▶ [JOB] Report how many lines below contain the word "this", and give only that number.

▶ [Recorded data]
·····

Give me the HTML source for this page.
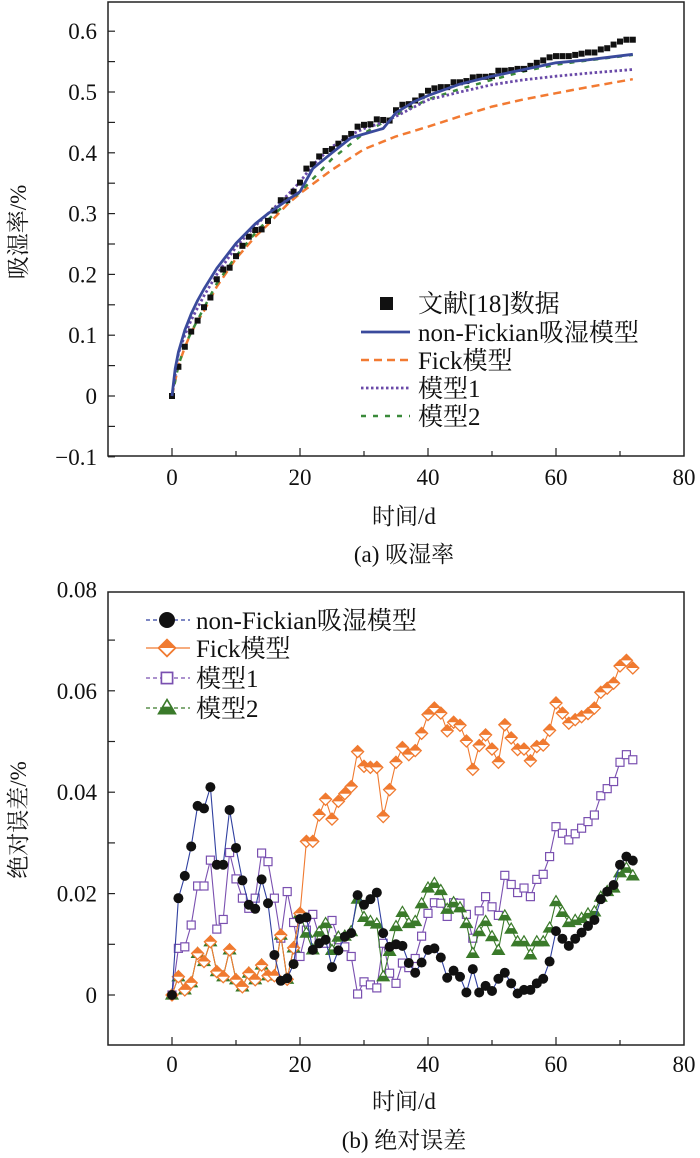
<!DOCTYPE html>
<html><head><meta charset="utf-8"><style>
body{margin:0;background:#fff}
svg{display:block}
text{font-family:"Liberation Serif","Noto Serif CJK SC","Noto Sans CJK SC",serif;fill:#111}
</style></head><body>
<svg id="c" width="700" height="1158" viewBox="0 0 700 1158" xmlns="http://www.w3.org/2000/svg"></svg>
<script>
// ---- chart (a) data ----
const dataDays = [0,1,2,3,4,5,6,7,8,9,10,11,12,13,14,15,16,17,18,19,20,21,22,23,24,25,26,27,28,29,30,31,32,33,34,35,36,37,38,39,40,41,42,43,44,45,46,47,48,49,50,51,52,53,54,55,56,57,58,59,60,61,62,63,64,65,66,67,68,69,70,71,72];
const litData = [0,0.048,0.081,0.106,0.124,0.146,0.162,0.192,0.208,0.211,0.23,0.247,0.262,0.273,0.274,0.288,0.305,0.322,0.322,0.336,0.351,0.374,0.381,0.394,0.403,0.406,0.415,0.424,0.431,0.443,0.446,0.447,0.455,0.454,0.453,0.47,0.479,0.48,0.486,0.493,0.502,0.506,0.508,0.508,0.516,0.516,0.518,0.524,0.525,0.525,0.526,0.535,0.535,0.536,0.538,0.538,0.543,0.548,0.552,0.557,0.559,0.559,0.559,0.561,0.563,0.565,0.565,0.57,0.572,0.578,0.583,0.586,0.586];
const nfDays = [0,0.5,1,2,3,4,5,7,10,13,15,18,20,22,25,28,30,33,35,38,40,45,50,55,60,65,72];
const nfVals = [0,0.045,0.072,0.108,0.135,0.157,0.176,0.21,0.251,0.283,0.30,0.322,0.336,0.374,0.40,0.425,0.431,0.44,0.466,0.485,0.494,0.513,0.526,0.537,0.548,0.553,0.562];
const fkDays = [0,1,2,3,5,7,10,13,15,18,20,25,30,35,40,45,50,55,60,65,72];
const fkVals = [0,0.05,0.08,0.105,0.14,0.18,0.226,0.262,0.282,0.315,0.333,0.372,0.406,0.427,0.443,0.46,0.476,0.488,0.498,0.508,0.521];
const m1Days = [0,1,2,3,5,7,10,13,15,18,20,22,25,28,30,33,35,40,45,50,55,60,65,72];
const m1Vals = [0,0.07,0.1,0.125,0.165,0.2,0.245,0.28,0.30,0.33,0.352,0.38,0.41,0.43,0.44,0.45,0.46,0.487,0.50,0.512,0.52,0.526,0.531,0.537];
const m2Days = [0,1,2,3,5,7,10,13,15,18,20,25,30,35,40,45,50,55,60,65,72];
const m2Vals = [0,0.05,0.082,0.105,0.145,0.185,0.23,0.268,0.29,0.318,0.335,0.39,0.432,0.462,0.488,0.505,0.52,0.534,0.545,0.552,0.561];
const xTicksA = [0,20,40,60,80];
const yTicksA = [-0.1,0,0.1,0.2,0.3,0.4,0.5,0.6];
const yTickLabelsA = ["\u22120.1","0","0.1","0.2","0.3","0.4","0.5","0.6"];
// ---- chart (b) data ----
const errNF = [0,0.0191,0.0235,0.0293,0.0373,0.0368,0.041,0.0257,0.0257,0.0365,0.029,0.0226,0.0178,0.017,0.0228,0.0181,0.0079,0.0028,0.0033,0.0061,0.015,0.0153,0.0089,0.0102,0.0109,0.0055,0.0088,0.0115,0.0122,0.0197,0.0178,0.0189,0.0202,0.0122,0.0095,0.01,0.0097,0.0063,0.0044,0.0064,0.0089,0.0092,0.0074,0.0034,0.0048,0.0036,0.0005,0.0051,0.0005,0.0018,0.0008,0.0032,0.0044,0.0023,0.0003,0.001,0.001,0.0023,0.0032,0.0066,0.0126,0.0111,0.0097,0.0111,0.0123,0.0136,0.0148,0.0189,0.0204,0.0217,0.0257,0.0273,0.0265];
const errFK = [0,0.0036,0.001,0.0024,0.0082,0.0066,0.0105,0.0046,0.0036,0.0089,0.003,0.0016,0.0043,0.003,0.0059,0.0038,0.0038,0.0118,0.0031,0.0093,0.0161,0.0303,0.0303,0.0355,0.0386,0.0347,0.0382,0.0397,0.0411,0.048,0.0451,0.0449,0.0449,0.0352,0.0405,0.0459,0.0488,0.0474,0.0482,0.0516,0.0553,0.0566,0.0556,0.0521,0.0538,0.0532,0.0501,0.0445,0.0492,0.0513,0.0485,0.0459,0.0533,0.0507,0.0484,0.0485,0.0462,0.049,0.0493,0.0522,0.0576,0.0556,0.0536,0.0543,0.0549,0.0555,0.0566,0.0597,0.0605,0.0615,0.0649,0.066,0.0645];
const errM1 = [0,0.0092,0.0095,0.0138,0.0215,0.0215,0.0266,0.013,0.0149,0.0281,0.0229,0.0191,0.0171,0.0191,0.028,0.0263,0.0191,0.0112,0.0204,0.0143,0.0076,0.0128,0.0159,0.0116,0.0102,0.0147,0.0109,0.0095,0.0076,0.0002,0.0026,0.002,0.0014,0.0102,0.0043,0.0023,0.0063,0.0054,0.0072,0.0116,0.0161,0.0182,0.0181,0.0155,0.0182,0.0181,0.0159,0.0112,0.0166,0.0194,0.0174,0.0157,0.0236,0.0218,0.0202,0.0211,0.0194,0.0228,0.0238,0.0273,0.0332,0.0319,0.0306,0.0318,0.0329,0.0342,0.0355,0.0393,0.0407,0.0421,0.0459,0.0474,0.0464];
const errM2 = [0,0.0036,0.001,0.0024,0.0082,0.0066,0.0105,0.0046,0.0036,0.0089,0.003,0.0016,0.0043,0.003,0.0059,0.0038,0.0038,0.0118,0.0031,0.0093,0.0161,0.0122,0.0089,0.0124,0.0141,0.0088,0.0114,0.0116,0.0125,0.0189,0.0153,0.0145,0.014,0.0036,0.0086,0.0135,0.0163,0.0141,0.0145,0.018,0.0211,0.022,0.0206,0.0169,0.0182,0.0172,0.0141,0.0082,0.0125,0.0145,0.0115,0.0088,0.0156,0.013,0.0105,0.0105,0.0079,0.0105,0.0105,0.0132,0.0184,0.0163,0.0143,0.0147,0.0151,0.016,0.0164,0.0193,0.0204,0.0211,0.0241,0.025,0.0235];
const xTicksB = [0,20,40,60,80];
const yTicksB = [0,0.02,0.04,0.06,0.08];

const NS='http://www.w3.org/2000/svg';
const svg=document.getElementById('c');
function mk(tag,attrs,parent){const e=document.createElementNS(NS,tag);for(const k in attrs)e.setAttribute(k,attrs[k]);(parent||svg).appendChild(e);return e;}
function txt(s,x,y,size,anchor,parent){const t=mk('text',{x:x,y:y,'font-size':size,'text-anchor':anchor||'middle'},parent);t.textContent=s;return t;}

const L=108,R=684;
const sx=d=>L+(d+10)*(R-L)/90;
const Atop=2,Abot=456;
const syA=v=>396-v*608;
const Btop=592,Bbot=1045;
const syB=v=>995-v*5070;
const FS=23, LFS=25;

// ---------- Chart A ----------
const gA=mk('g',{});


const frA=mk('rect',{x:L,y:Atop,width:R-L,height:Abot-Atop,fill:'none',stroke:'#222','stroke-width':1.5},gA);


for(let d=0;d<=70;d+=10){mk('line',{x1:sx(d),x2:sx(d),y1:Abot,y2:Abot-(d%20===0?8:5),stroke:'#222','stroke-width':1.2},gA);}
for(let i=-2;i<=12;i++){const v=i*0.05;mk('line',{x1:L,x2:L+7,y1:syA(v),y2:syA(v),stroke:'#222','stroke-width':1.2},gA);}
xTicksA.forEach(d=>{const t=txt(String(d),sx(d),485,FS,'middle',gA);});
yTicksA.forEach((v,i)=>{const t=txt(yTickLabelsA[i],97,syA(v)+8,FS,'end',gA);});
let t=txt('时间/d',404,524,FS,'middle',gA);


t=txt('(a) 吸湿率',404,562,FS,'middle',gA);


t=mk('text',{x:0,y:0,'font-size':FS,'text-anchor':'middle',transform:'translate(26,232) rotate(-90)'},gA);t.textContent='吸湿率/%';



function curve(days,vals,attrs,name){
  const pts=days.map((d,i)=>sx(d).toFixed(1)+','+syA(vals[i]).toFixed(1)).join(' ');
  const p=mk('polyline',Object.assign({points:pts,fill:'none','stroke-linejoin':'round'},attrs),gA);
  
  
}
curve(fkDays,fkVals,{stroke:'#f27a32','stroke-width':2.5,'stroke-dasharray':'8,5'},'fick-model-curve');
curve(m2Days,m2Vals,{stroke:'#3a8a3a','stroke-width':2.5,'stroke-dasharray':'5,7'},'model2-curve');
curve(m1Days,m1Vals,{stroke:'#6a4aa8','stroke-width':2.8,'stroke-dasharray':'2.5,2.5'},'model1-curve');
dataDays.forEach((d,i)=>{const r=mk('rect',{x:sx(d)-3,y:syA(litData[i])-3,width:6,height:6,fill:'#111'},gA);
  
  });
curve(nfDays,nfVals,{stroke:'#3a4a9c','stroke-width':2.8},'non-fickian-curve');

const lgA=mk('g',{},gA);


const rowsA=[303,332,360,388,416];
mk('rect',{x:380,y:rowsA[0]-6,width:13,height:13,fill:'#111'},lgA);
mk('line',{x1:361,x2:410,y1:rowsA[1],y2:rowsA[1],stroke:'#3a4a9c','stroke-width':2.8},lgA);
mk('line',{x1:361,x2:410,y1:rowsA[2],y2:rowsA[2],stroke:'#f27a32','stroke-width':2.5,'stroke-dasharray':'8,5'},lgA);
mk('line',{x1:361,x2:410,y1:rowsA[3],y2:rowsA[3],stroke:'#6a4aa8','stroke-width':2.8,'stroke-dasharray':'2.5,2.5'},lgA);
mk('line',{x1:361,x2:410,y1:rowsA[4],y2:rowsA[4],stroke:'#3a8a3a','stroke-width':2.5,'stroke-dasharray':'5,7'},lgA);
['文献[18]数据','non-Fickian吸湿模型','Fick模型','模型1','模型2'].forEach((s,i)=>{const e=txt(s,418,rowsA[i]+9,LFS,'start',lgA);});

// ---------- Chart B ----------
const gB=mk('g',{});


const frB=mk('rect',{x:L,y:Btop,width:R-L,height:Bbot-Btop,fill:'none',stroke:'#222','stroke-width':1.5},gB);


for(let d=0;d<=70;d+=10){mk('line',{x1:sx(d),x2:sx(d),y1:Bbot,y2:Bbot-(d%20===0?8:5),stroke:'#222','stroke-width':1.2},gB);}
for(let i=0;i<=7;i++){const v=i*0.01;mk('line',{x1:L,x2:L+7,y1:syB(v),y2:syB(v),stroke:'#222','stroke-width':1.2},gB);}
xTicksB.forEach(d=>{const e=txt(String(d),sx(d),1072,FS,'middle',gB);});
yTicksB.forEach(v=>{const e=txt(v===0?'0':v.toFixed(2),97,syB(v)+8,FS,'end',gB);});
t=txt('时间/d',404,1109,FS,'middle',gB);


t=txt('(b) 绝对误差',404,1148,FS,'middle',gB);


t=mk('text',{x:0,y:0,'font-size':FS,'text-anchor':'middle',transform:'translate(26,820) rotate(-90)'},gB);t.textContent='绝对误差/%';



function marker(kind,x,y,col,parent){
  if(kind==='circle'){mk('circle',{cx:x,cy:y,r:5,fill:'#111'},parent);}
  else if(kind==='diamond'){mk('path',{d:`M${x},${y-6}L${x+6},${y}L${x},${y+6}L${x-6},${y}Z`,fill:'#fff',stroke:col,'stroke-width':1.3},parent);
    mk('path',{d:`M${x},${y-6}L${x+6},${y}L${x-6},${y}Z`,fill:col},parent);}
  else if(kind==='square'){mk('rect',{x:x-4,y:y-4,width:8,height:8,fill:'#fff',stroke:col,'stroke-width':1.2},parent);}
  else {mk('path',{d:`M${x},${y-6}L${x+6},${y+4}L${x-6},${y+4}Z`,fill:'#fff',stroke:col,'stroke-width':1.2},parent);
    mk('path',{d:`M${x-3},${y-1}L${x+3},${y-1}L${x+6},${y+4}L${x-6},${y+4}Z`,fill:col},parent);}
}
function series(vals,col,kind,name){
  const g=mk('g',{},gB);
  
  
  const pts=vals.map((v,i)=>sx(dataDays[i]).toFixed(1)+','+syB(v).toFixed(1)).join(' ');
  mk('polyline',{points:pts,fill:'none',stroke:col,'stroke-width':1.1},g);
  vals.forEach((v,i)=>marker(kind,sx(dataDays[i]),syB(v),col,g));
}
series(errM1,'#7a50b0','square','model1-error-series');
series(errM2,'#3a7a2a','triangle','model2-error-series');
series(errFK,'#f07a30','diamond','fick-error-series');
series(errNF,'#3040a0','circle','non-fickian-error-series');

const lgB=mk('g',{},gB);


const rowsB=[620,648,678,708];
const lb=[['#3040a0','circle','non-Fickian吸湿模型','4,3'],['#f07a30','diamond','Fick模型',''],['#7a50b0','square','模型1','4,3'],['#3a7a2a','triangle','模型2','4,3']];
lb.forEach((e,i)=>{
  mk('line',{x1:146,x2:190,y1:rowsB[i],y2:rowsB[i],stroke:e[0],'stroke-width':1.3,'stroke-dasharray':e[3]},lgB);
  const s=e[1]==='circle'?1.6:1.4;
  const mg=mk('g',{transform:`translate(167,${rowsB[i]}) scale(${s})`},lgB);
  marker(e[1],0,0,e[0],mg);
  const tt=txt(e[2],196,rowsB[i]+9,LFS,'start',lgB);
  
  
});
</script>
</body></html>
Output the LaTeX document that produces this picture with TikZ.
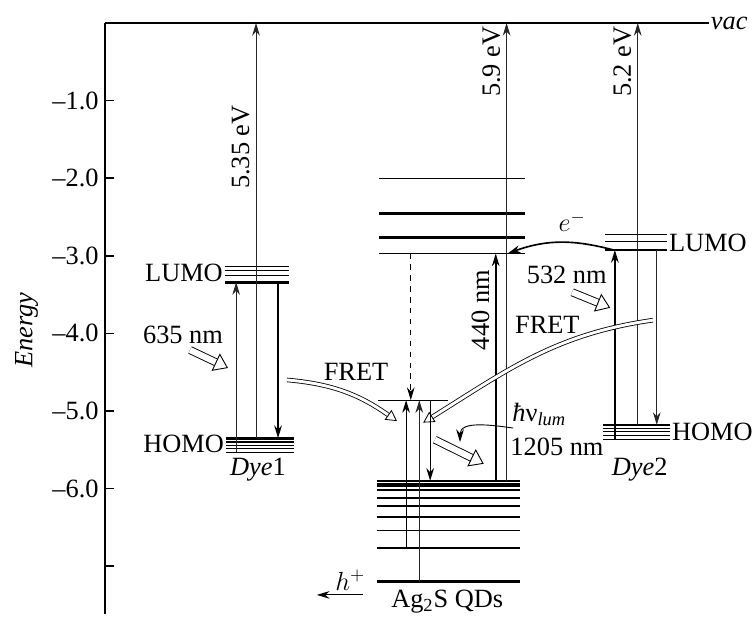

·····

▶ [TASK ANSWER] 2